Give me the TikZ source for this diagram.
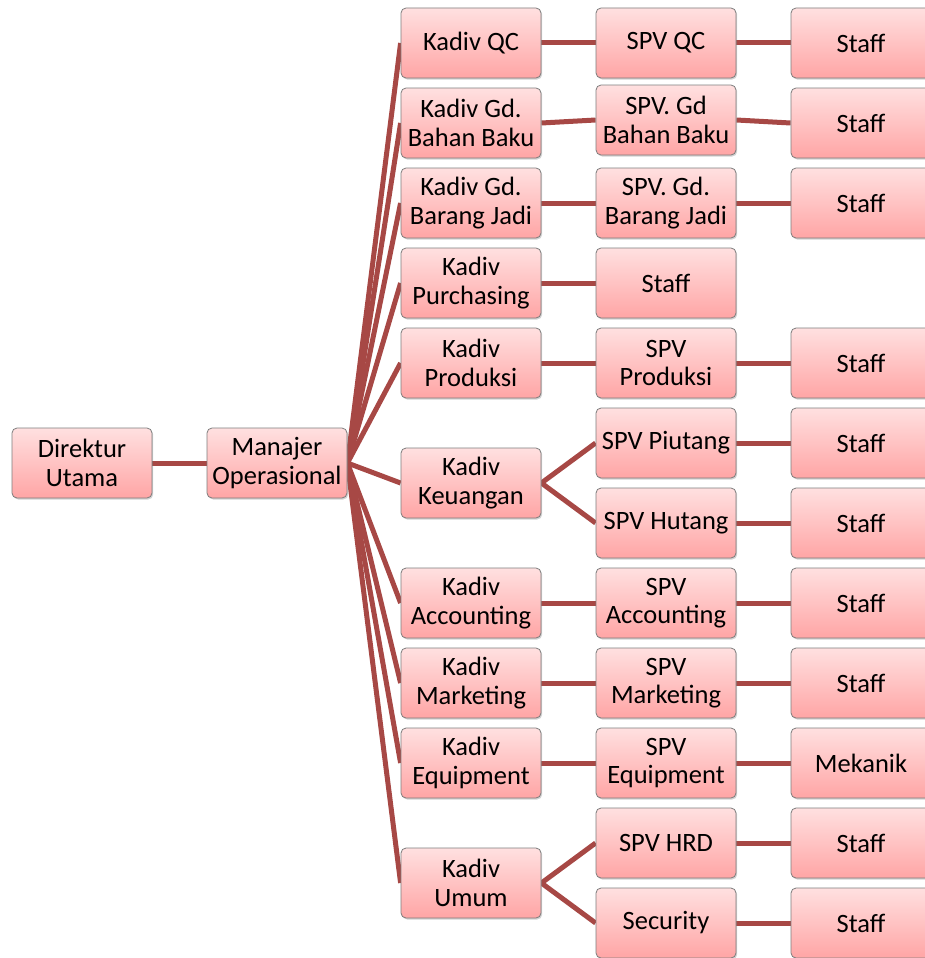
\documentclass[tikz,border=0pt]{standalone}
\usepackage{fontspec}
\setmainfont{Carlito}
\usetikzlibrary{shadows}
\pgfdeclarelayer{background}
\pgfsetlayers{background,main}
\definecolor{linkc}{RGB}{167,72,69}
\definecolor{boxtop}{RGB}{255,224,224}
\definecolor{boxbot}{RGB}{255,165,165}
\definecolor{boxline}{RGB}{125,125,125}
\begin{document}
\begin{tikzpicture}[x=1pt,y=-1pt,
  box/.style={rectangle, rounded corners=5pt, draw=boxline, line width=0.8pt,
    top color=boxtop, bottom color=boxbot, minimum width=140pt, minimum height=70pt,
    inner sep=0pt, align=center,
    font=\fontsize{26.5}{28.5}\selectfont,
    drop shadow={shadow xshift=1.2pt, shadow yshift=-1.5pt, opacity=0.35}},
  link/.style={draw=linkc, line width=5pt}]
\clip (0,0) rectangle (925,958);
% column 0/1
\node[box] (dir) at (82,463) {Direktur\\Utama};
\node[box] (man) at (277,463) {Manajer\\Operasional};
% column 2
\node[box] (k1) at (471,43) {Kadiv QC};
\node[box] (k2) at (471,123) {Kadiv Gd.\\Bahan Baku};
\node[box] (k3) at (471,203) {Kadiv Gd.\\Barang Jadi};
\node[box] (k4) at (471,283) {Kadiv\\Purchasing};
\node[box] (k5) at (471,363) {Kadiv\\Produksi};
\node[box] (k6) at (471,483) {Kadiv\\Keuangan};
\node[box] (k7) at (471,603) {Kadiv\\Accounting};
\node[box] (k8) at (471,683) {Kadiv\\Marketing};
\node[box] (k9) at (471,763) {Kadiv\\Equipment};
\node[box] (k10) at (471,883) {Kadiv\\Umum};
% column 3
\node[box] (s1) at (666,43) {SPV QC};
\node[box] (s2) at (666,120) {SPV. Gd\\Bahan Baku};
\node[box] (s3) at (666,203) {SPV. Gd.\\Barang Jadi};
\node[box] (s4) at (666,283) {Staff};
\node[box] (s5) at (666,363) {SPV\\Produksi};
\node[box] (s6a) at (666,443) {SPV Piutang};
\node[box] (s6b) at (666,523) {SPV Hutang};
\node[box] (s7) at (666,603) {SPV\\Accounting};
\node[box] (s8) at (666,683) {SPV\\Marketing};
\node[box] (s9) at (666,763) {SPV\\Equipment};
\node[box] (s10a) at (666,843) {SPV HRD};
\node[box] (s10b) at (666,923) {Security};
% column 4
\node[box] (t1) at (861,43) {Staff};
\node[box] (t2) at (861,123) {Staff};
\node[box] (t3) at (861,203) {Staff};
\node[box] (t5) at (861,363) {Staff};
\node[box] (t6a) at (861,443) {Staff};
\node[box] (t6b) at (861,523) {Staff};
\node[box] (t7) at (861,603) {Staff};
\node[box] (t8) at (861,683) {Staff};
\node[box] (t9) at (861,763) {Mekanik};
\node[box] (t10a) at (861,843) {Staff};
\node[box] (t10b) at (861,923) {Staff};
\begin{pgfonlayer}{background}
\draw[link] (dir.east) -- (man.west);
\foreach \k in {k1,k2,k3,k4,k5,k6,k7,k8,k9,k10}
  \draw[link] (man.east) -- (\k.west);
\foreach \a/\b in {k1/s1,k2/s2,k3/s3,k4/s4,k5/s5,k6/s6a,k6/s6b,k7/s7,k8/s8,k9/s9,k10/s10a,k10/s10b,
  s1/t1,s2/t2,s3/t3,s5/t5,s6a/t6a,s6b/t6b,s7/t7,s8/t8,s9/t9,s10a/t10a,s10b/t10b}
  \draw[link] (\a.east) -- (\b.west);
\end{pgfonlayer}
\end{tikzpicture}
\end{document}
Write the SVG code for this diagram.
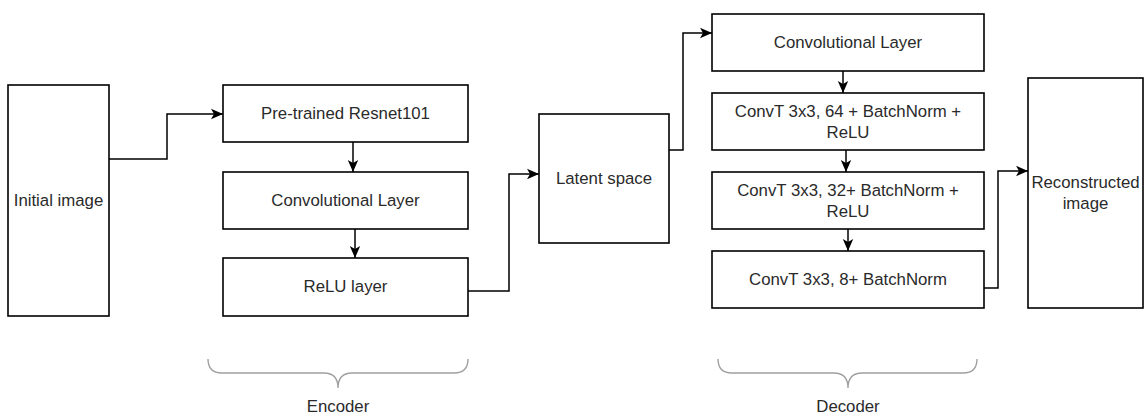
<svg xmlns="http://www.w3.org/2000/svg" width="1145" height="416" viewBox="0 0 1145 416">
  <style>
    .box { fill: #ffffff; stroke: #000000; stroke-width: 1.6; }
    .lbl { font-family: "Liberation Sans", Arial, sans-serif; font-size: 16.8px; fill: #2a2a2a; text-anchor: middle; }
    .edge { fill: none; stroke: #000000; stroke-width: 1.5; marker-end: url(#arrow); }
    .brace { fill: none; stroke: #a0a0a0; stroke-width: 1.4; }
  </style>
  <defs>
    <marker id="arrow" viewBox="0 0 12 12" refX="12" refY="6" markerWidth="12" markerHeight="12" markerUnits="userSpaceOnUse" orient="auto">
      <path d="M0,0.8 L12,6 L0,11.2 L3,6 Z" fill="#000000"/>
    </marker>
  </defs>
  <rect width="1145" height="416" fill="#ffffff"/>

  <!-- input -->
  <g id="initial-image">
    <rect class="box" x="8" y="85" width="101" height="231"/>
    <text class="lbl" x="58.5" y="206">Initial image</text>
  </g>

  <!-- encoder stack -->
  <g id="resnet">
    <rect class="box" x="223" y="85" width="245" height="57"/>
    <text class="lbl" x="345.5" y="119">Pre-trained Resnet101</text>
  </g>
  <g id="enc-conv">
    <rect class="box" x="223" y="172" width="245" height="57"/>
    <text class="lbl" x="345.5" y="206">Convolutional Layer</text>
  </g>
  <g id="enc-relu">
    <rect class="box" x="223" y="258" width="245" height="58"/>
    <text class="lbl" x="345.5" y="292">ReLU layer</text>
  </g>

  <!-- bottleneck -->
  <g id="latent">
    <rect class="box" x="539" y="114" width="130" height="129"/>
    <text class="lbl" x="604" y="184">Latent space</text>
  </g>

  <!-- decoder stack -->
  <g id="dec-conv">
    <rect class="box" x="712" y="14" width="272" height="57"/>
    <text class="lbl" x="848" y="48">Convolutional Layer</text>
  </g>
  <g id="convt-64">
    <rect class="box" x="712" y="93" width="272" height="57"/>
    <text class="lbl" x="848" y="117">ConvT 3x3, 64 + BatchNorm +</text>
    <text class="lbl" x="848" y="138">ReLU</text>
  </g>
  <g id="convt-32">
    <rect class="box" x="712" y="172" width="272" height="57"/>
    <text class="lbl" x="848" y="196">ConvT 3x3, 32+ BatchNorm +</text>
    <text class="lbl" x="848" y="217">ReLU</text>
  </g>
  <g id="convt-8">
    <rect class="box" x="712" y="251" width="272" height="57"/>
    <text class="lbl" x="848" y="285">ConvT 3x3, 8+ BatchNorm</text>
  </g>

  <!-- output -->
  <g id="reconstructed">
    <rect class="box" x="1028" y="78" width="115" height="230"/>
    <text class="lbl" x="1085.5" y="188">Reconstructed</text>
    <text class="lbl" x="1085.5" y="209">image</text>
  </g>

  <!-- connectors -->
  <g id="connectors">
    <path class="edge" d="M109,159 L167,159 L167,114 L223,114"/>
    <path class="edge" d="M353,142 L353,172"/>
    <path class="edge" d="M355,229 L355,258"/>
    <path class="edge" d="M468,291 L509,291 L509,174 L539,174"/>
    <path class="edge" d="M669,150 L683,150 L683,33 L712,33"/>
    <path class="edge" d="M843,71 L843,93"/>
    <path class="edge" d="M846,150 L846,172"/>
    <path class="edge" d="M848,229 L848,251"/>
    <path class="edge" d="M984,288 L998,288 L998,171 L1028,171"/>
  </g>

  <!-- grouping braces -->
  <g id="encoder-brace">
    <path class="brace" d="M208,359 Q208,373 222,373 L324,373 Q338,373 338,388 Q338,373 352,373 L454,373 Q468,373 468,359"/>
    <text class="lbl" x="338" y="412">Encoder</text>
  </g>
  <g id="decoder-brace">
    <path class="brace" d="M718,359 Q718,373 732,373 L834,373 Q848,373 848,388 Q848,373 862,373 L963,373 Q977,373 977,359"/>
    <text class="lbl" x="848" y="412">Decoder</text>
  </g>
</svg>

REQUIRED WORK:
Repeat all of the records verbatim, leaving out the pictures.

THE RESPONSE:
Give me the TikZ source for this diagram.
\documentclass[tikz,border=0pt]{standalone}
\usepackage{fontspec}
\setmainfont{Carlito}
\usetikzlibrary{shadows}
\pgfdeclarelayer{background}
\pgfsetlayers{background,main}
\definecolor{linkc}{RGB}{167,72,69}
\definecolor{boxtop}{RGB}{255,224,224}
\definecolor{boxbot}{RGB}{255,165,165}
\definecolor{boxline}{RGB}{125,125,125}
\begin{document}
\begin{tikzpicture}[x=1pt,y=-1pt,
  box/.style={rectangle, rounded corners=5pt, draw=boxline, line width=0.8pt,
    top color=boxtop, bottom color=boxbot, minimum width=140pt, minimum height=70pt,
    inner sep=0pt, align=center,
    font=\fontsize{26.5}{28.5}\selectfont,
    drop shadow={shadow xshift=1.2pt, shadow yshift=-1.5pt, opacity=0.35}},
  link/.style={draw=linkc, line width=5pt}]
\clip (0,0) rectangle (925,958);
% column 0/1
\node[box] (dir) at (82,463) {Direktur\\Utama};
\node[box] (man) at (277,463) {Manajer\\Operasional};
% column 2
\node[box] (k1) at (471,43) {Kadiv QC};
\node[box] (k2) at (471,123) {Kadiv Gd.\\Bahan Baku};
\node[box] (k3) at (471,203) {Kadiv Gd.\\Barang Jadi};
\node[box] (k4) at (471,283) {Kadiv\\Purchasing};
\node[box] (k5) at (471,363) {Kadiv\\Produksi};
\node[box] (k6) at (471,483) {Kadiv\\Keuangan};
\node[box] (k7) at (471,603) {Kadiv\\Accounting};
\node[box] (k8) at (471,683) {Kadiv\\Marketing};
\node[box] (k9) at (471,763) {Kadiv\\Equipment};
\node[box] (k10) at (471,883) {Kadiv\\Umum};
% column 3
\node[box] (s1) at (666,43) {SPV QC};
\node[box] (s2) at (666,120) {SPV. Gd\\Bahan Baku};
\node[box] (s3) at (666,203) {SPV. Gd.\\Barang Jadi};
\node[box] (s4) at (666,283) {Staff};
\node[box] (s5) at (666,363) {SPV\\Produksi};
\node[box] (s6a) at (666,443) {SPV Piutang};
\node[box] (s6b) at (666,523) {SPV Hutang};
\node[box] (s7) at (666,603) {SPV\\Accounting};
\node[box] (s8) at (666,683) {SPV\\Marketing};
\node[box] (s9) at (666,763) {SPV\\Equipment};
\node[box] (s10a) at (666,843) {SPV HRD};
\node[box] (s10b) at (666,923) {Security};
% column 4
\node[box] (t1) at (861,43) {Staff};
\node[box] (t2) at (861,123) {Staff};
\node[box] (t3) at (861,203) {Staff};
\node[box] (t5) at (861,363) {Staff};
\node[box] (t6a) at (861,443) {Staff};
\node[box] (t6b) at (861,523) {Staff};
\node[box] (t7) at (861,603) {Staff};
\node[box] (t8) at (861,683) {Staff};
\node[box] (t9) at (861,763) {Mekanik};
\node[box] (t10a) at (861,843) {Staff};
\node[box] (t10b) at (861,923) {Staff};
\begin{pgfonlayer}{background}
\draw[link] (dir.east) -- (man.west);
\foreach \k in {k1,k2,k3,k4,k5,k6,k7,k8,k9,k10}
  \draw[link] (man.east) -- (\k.west);
\foreach \a/\b in {k1/s1,k2/s2,k3/s3,k4/s4,k5/s5,k6/s6a,k6/s6b,k7/s7,k8/s8,k9/s9,k10/s10a,k10/s10b,
  s1/t1,s2/t2,s3/t3,s5/t5,s6a/t6a,s6b/t6b,s7/t7,s8/t8,s9/t9,s10a/t10a,s10b/t10b}
  \draw[link] (\a.east) -- (\b.west);
\end{pgfonlayer}
\end{tikzpicture}
\end{document}
Write the SVG code for this diagram.
<svg xmlns="http://www.w3.org/2000/svg" width="1145" height="416" viewBox="0 0 1145 416">
  <style>
    .box { fill: #ffffff; stroke: #000000; stroke-width: 1.6; }
    .lbl { font-family: "Liberation Sans", Arial, sans-serif; font-size: 16.8px; fill: #2a2a2a; text-anchor: middle; }
    .edge { fill: none; stroke: #000000; stroke-width: 1.5; marker-end: url(#arrow); }
    .brace { fill: none; stroke: #a0a0a0; stroke-width: 1.4; }
  </style>
  <defs>
    <marker id="arrow" viewBox="0 0 12 12" refX="12" refY="6" markerWidth="12" markerHeight="12" markerUnits="userSpaceOnUse" orient="auto">
      <path d="M0,0.8 L12,6 L0,11.2 L3,6 Z" fill="#000000"/>
    </marker>
  </defs>
  <rect width="1145" height="416" fill="#ffffff"/>

  <!-- input -->
  <g id="initial-image">
    <rect class="box" x="8" y="85" width="101" height="231"/>
    <text class="lbl" x="58.5" y="206">Initial image</text>
  </g>

  <!-- encoder stack -->
  <g id="resnet">
    <rect class="box" x="223" y="85" width="245" height="57"/>
    <text class="lbl" x="345.5" y="119">Pre-trained Resnet101</text>
  </g>
  <g id="enc-conv">
    <rect class="box" x="223" y="172" width="245" height="57"/>
    <text class="lbl" x="345.5" y="206">Convolutional Layer</text>
  </g>
  <g id="enc-relu">
    <rect class="box" x="223" y="258" width="245" height="58"/>
    <text class="lbl" x="345.5" y="292">ReLU layer</text>
  </g>

  <!-- bottleneck -->
  <g id="latent">
    <rect class="box" x="539" y="114" width="130" height="129"/>
    <text class="lbl" x="604" y="184">Latent space</text>
  </g>

  <!-- decoder stack -->
  <g id="dec-conv">
    <rect class="box" x="712" y="14" width="272" height="57"/>
    <text class="lbl" x="848" y="48">Convolutional Layer</text>
  </g>
  <g id="convt-64">
    <rect class="box" x="712" y="93" width="272" height="57"/>
    <text class="lbl" x="848" y="117">ConvT 3x3, 64 + BatchNorm +</text>
    <text class="lbl" x="848" y="138">ReLU</text>
  </g>
  <g id="convt-32">
    <rect class="box" x="712" y="172" width="272" height="57"/>
    <text class="lbl" x="848" y="196">ConvT 3x3, 32+ BatchNorm +</text>
    <text class="lbl" x="848" y="217">ReLU</text>
  </g>
  <g id="convt-8">
    <rect class="box" x="712" y="251" width="272" height="57"/>
    <text class="lbl" x="848" y="285">ConvT 3x3, 8+ BatchNorm</text>
  </g>

  <!-- output -->
  <g id="reconstructed">
    <rect class="box" x="1028" y="78" width="115" height="230"/>
    <text class="lbl" x="1085.5" y="188">Reconstructed</text>
    <text class="lbl" x="1085.5" y="209">image</text>
  </g>

  <!-- connectors -->
  <g id="connectors">
    <path class="edge" d="M109,159 L167,159 L167,114 L223,114"/>
    <path class="edge" d="M353,142 L353,172"/>
    <path class="edge" d="M355,229 L355,258"/>
    <path class="edge" d="M468,291 L509,291 L509,174 L539,174"/>
    <path class="edge" d="M669,150 L683,150 L683,33 L712,33"/>
    <path class="edge" d="M843,71 L843,93"/>
    <path class="edge" d="M846,150 L846,172"/>
    <path class="edge" d="M848,229 L848,251"/>
    <path class="edge" d="M984,288 L998,288 L998,171 L1028,171"/>
  </g>

  <!-- grouping braces -->
  <g id="encoder-brace">
    <path class="brace" d="M208,359 Q208,373 222,373 L324,373 Q338,373 338,388 Q338,373 352,373 L454,373 Q468,373 468,359"/>
    <text class="lbl" x="338" y="412">Encoder</text>
  </g>
  <g id="decoder-brace">
    <path class="brace" d="M718,359 Q718,373 732,373 L834,373 Q848,373 848,388 Q848,373 862,373 L963,373 Q977,373 977,359"/>
    <text class="lbl" x="848" y="412">Decoder</text>
  </g>
</svg>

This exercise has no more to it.